[start]
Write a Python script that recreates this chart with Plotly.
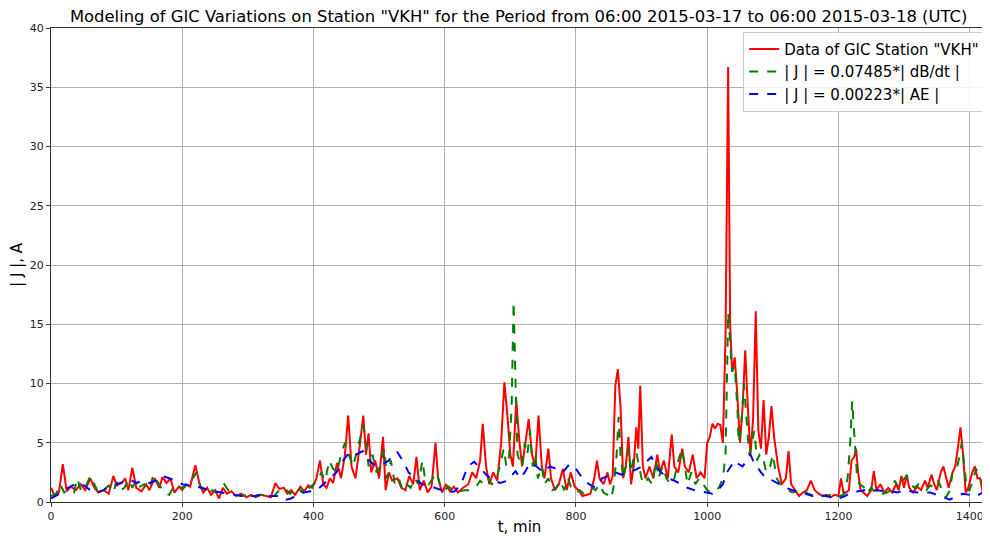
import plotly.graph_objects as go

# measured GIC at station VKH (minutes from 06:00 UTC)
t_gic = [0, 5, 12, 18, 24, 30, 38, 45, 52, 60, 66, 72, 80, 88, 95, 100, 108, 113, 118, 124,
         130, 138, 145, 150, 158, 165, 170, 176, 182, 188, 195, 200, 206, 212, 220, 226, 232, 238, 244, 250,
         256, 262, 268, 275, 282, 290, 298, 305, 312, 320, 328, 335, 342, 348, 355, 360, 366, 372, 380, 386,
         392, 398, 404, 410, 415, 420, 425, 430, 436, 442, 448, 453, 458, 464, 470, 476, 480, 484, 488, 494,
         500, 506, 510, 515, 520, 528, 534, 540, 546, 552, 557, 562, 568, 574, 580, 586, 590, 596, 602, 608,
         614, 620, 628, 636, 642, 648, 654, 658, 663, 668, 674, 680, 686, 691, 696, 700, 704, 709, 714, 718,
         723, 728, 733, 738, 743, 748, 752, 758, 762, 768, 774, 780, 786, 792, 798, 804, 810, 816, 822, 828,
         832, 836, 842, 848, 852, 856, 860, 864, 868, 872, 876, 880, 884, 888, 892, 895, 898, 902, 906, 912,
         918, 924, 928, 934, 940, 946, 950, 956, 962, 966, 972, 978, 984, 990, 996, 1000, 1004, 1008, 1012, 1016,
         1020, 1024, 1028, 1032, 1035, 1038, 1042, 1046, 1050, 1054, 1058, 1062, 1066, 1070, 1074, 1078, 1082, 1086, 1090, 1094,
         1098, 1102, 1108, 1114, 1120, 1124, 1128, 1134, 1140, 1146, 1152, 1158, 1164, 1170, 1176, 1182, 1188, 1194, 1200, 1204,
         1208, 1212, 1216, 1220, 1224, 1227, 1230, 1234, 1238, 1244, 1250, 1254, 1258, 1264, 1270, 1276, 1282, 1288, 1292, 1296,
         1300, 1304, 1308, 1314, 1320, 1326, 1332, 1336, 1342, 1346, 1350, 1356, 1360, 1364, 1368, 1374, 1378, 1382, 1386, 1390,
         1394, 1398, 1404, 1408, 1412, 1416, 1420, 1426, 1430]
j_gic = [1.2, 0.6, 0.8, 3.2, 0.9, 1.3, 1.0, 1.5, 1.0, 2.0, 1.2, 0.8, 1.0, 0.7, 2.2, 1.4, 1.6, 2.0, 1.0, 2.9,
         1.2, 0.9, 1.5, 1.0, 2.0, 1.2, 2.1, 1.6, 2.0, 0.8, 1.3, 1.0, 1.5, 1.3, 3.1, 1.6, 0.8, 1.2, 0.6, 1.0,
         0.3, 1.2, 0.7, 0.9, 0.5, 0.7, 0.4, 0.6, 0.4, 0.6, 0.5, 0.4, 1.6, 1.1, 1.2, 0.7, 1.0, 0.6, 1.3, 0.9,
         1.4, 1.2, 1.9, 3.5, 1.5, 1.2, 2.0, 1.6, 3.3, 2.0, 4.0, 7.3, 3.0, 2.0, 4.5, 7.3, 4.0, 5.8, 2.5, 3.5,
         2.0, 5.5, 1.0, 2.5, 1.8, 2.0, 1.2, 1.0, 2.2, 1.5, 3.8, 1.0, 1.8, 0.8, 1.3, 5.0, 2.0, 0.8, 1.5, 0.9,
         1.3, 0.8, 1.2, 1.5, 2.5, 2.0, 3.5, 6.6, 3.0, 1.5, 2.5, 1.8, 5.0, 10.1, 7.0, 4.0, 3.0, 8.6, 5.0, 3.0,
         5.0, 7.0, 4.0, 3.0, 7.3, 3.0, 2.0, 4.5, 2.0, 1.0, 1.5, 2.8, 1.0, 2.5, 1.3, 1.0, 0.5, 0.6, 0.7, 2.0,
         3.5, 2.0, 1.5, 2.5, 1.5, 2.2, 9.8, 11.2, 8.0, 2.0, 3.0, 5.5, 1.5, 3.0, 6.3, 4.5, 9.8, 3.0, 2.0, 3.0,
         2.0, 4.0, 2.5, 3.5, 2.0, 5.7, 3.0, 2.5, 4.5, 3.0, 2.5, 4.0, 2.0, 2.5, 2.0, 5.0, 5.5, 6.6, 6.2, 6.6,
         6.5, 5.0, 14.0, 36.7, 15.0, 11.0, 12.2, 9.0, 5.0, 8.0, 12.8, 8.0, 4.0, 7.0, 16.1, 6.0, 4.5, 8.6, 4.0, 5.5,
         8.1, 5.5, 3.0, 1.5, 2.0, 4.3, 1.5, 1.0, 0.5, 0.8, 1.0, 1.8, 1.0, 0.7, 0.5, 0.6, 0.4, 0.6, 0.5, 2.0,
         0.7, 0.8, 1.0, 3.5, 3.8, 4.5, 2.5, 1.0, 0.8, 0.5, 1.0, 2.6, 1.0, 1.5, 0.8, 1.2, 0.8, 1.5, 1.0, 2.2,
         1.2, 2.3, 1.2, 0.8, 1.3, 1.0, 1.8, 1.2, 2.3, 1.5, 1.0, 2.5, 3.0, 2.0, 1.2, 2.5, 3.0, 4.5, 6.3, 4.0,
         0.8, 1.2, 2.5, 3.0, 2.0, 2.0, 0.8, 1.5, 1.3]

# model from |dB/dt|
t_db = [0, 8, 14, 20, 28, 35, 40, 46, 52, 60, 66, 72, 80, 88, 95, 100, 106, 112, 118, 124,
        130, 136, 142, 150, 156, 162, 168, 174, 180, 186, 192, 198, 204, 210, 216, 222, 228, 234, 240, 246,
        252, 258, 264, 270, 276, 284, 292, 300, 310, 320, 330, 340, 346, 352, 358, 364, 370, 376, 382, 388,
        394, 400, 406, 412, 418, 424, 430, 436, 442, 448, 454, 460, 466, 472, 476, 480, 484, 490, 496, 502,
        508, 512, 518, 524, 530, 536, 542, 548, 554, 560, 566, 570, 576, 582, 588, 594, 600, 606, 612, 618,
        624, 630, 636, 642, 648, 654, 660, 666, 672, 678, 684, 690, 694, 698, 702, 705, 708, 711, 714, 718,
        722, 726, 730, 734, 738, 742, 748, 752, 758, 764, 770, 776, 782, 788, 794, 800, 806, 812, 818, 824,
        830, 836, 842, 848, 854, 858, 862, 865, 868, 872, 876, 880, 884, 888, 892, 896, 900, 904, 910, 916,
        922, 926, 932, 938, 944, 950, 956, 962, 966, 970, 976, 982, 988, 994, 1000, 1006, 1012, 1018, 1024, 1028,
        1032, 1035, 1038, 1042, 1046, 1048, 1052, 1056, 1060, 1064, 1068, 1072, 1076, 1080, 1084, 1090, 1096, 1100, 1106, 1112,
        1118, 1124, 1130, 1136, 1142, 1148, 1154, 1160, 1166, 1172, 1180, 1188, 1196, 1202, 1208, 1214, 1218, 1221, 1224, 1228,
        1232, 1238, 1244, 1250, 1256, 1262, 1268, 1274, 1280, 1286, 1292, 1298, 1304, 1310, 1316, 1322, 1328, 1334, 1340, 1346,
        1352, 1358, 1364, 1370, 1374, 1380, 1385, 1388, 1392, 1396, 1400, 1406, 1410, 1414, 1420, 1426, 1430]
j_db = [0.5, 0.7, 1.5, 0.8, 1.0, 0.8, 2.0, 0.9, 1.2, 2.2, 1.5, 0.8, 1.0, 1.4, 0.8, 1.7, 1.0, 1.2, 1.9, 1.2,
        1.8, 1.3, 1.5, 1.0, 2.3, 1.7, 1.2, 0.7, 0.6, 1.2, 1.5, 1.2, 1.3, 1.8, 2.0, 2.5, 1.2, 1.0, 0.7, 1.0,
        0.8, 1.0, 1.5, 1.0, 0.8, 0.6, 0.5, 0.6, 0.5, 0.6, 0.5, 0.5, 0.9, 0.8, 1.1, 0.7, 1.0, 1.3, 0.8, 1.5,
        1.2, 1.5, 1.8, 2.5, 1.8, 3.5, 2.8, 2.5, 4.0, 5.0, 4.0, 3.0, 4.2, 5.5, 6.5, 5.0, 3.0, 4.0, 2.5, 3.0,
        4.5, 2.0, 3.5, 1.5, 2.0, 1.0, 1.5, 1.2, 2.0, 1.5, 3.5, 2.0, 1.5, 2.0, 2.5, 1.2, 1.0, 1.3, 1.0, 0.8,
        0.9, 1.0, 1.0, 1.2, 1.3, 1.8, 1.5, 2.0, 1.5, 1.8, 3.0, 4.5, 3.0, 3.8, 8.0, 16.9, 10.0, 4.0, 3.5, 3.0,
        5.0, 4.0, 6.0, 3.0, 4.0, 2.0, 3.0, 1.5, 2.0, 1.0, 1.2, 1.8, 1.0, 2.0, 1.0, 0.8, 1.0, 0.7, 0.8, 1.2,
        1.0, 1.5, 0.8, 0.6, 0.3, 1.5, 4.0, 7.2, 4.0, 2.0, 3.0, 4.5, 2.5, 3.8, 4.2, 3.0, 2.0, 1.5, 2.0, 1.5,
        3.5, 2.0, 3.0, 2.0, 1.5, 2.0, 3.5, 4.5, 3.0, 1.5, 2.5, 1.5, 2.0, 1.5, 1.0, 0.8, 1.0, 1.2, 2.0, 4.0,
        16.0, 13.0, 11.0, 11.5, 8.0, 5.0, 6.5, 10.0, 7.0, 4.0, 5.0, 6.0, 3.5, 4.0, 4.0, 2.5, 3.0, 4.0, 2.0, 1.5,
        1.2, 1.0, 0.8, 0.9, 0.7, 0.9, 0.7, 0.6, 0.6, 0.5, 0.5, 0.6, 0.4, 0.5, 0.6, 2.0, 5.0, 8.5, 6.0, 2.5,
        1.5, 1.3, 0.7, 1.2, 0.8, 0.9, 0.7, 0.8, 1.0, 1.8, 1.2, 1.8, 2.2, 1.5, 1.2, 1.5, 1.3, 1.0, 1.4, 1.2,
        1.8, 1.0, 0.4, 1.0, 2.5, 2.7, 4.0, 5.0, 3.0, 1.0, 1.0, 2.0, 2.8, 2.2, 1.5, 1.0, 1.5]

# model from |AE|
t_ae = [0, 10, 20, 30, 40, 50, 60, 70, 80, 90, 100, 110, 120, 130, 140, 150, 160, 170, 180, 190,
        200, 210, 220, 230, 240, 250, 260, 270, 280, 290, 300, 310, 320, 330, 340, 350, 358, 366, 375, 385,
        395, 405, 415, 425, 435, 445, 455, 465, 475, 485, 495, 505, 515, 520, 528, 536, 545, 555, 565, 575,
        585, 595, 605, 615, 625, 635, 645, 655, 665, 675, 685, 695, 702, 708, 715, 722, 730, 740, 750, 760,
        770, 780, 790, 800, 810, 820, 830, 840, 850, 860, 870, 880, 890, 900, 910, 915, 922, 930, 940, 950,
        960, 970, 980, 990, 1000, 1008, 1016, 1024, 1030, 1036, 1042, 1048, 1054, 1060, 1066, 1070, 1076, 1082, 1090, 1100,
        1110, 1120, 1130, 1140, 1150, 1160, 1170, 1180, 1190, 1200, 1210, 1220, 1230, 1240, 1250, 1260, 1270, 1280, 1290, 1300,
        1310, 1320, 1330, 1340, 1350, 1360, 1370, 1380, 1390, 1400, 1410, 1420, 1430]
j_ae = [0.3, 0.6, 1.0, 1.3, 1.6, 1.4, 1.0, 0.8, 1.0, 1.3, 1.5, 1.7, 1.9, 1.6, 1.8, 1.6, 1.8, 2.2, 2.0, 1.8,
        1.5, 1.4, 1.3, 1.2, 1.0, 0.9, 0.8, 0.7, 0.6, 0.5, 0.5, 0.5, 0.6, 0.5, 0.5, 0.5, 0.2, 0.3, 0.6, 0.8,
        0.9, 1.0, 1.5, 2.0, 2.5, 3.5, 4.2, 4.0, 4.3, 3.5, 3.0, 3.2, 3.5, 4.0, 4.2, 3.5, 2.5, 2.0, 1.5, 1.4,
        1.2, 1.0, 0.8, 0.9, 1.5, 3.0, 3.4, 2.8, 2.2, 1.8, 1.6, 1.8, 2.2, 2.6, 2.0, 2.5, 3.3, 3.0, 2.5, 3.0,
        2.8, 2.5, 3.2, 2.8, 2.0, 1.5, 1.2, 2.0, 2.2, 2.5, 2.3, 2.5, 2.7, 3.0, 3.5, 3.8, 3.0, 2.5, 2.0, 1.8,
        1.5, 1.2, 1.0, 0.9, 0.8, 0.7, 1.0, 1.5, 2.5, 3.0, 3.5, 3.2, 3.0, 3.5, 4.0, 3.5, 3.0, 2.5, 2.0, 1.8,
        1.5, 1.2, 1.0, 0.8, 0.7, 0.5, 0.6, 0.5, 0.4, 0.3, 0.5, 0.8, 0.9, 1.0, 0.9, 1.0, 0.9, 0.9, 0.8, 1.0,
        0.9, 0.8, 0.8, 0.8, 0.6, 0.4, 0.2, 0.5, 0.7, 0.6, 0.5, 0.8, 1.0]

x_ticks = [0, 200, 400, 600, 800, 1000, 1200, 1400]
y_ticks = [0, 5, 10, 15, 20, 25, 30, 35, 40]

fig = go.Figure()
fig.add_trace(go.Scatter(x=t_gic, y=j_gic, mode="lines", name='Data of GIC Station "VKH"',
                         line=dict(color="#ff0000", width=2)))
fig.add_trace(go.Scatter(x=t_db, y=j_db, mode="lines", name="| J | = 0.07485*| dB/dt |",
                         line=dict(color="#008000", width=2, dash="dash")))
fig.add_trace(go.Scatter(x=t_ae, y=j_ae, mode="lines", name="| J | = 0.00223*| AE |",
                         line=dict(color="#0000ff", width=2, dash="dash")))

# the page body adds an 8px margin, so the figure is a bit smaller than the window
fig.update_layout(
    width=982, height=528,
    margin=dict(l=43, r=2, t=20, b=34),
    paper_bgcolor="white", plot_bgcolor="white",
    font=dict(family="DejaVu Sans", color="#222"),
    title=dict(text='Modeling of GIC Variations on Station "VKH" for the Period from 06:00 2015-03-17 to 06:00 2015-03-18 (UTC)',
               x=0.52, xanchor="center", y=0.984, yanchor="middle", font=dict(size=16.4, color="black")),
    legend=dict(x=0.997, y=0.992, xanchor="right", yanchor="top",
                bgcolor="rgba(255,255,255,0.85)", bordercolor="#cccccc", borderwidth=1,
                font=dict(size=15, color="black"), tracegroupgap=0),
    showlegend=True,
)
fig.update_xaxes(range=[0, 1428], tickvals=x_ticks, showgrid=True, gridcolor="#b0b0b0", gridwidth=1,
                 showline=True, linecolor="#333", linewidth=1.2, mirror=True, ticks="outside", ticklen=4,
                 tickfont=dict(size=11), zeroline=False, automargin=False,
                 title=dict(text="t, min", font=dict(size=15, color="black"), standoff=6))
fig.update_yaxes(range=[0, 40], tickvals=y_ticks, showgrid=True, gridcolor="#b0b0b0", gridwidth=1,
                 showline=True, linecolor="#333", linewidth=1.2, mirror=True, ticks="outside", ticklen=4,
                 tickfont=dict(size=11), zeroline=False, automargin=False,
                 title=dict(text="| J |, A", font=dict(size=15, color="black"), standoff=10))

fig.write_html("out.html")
[end]
Leave the pictures out and please restate exactly the lines running from the start of the material through the one with "import plotly.graph_objects as go".

Write a Python script that recreates this chart with Plotly.
import plotly.graph_objects as go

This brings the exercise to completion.